So We All Raced
Forward And, Bunched Together, Swept Into The Main Street Of Coamo.
It Was Gratefully Empty.
There were no American soldiers, but, then,
neither were there any Spanish soldiers.
Across the street stretched
more rifle-pits and barricades of iron pipes, but in sight there was
neither friend nor foe. On the stones of the deserted street the
galloping hoofs sounded like the advance of a whole regiment of
cavalry. Their clatter gave us a most comfortable feeling. We
almost could imagine the townspeople believing us to be the Rough
Riders themselves and fleeing before us.
And then, the empty street seemed to threaten an ambush. We thought
hastily of sunken mines, of soldiers crouching behind the barriers,
behind the houses at the next corner, of Mausers covering us from the
latticed balconies overhead. Until at last, when the silence had
become alert and menacing, a lonely man dashed into the middle of the
street, hurled a white flag in front of us, and then dived headlong
under the porch of a house.
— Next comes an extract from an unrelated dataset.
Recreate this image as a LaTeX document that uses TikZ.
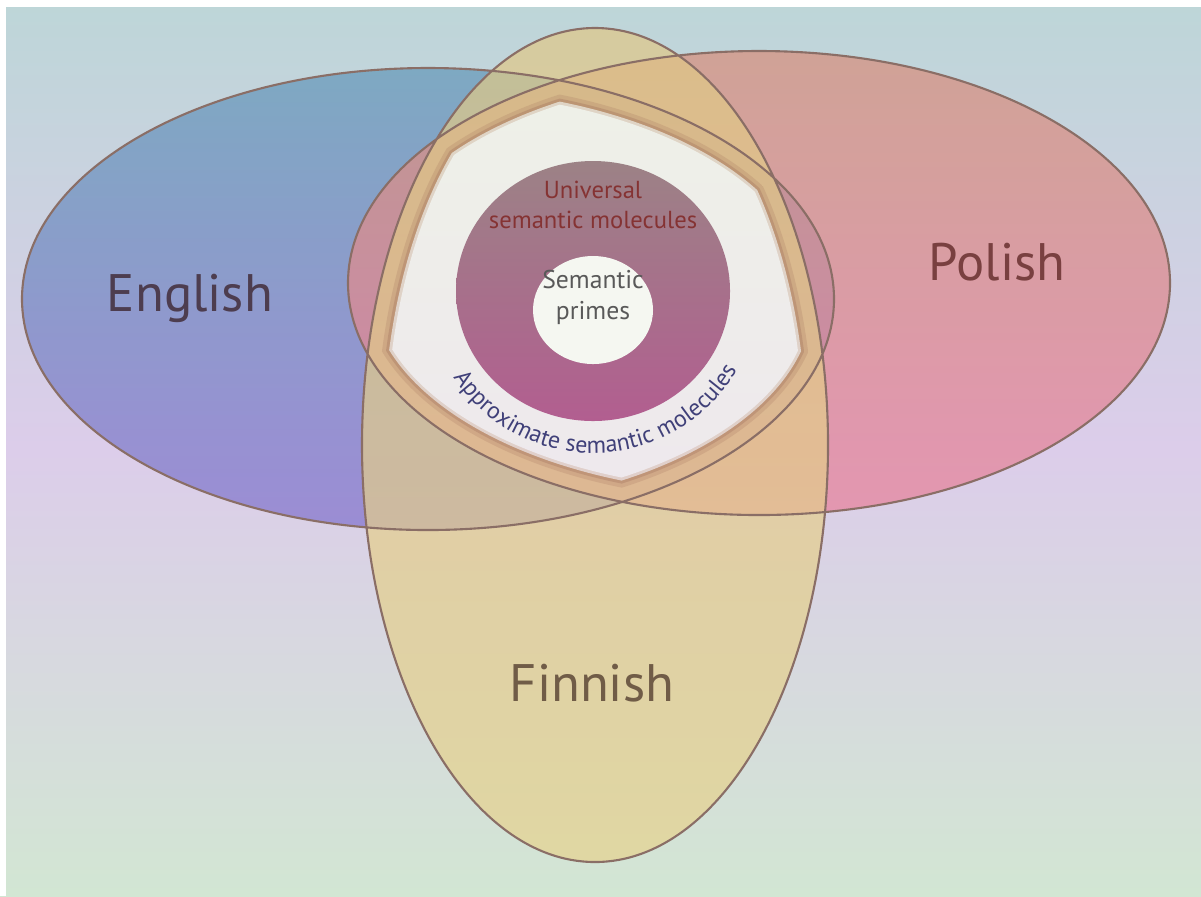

The next instant, as though at a signal,
a hundred citizens, each with a white flag in both hands, ran from
cover, waving their banners, and gasping in weak and terror-shaken
tones, "Vivan los Americanos."
We tried to pull up, but the ponies had not yet settled among
themselves which of us had won, and carried us to the extreme edge of
the town, where a precipice seemed to invite them to stop, and we
fell off into the arms of the Porto Ricans.